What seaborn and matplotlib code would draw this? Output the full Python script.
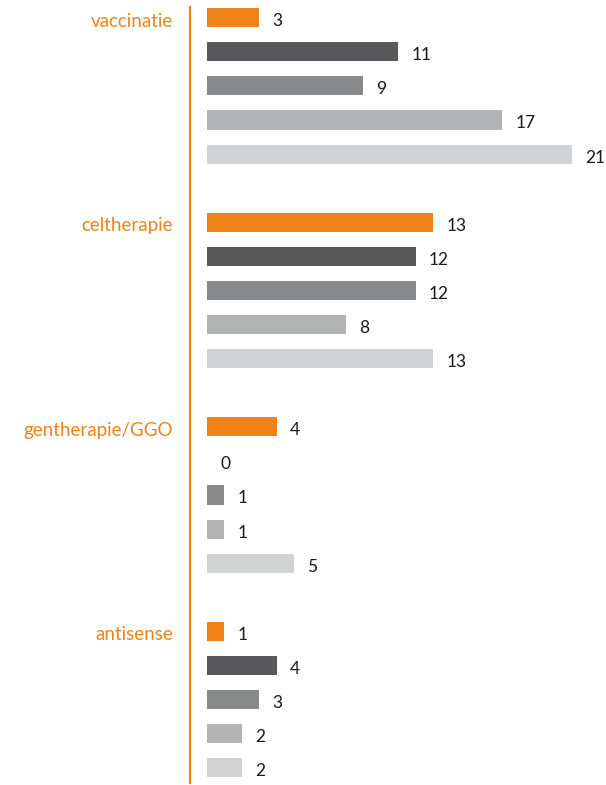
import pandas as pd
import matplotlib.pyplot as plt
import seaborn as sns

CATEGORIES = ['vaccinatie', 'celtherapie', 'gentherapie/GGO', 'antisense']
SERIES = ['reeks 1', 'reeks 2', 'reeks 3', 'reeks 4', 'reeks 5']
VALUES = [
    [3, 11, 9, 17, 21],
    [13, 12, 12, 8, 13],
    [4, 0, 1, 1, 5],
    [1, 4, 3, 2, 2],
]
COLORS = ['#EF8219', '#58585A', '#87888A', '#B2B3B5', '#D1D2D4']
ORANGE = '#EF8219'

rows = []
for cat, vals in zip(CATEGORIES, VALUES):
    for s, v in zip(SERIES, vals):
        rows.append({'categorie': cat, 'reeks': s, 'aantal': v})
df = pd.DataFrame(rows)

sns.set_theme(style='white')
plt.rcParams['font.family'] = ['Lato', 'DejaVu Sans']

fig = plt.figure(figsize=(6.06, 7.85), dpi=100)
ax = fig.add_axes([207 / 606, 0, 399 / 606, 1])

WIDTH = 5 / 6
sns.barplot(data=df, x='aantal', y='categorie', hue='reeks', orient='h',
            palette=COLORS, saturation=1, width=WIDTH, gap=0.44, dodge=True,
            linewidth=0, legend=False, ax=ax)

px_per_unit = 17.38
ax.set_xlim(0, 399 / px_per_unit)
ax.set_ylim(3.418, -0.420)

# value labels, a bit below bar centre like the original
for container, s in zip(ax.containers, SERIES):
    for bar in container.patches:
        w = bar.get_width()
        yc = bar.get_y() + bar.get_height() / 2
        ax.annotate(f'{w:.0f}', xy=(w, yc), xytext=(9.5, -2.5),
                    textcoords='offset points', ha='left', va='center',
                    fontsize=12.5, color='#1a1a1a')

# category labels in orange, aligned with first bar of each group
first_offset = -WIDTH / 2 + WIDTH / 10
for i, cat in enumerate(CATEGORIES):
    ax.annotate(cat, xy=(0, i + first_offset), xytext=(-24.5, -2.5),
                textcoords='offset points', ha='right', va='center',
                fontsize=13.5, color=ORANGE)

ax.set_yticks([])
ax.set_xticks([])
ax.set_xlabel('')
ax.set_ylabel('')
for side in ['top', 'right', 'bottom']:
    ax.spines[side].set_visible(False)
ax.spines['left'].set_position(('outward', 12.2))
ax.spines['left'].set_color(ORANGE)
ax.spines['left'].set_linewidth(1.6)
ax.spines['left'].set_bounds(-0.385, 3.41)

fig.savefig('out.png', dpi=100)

**Requirements:**
Transcribe the full listing above exactly, with the images removed.

**Response to the task:**
What seaborn and matplotlib code would draw this? Output the full Python script.
import pandas as pd
import matplotlib.pyplot as plt
import seaborn as sns

CATEGORIES = ['vaccinatie', 'celtherapie', 'gentherapie/GGO', 'antisense']
SERIES = ['reeks 1', 'reeks 2', 'reeks 3', 'reeks 4', 'reeks 5']
VALUES = [
    [3, 11, 9, 17, 21],
    [13, 12, 12, 8, 13],
    [4, 0, 1, 1, 5],
    [1, 4, 3, 2, 2],
]
COLORS = ['#EF8219', '#58585A', '#87888A', '#B2B3B5', '#D1D2D4']
ORANGE = '#EF8219'

rows = []
for cat, vals in zip(CATEGORIES, VALUES):
    for s, v in zip(SERIES, vals):
        rows.append({'categorie': cat, 'reeks': s, 'aantal': v})
df = pd.DataFrame(rows)

sns.set_theme(style='white')
plt.rcParams['font.family'] = ['Lato', 'DejaVu Sans']

fig = plt.figure(figsize=(6.06, 7.85), dpi=100)
ax = fig.add_axes([207 / 606, 0, 399 / 606, 1])

WIDTH = 5 / 6
sns.barplot(data=df, x='aantal', y='categorie', hue='reeks', orient='h',
            palette=COLORS, saturation=1, width=WIDTH, gap=0.44, dodge=True,
            linewidth=0, legend=False, ax=ax)

px_per_unit = 17.38
ax.set_xlim(0, 399 / px_per_unit)
ax.set_ylim(3.418, -0.420)

# value labels, a bit below bar centre like the original
for container, s in zip(ax.containers, SERIES):
    for bar in container.patches:
        w = bar.get_width()
        yc = bar.get_y() + bar.get_height() / 2
        ax.annotate(f'{w:.0f}', xy=(w, yc), xytext=(9.5, -2.5),
                    textcoords='offset points', ha='left', va='center',
                    fontsize=12.5, color='#1a1a1a')

# category labels in orange, aligned with first bar of each group
first_offset = -WIDTH / 2 + WIDTH / 10
for i, cat in enumerate(CATEGORIES):
    ax.annotate(cat, xy=(0, i + first_offset), xytext=(-24.5, -2.5),
                textcoords='offset points', ha='right', va='center',
                fontsize=13.5, color=ORANGE)

ax.set_yticks([])
ax.set_xticks([])
ax.set_xlabel('')
ax.set_ylabel('')
for side in ['top', 'right', 'bottom']:
    ax.spines[side].set_visible(False)
ax.spines['left'].set_position(('outward', 12.2))
ax.spines['left'].set_color(ORANGE)
ax.spines['left'].set_linewidth(1.6)
ax.spines['left'].set_bounds(-0.385, 3.41)

fig.savefig('out.png', dpi=100)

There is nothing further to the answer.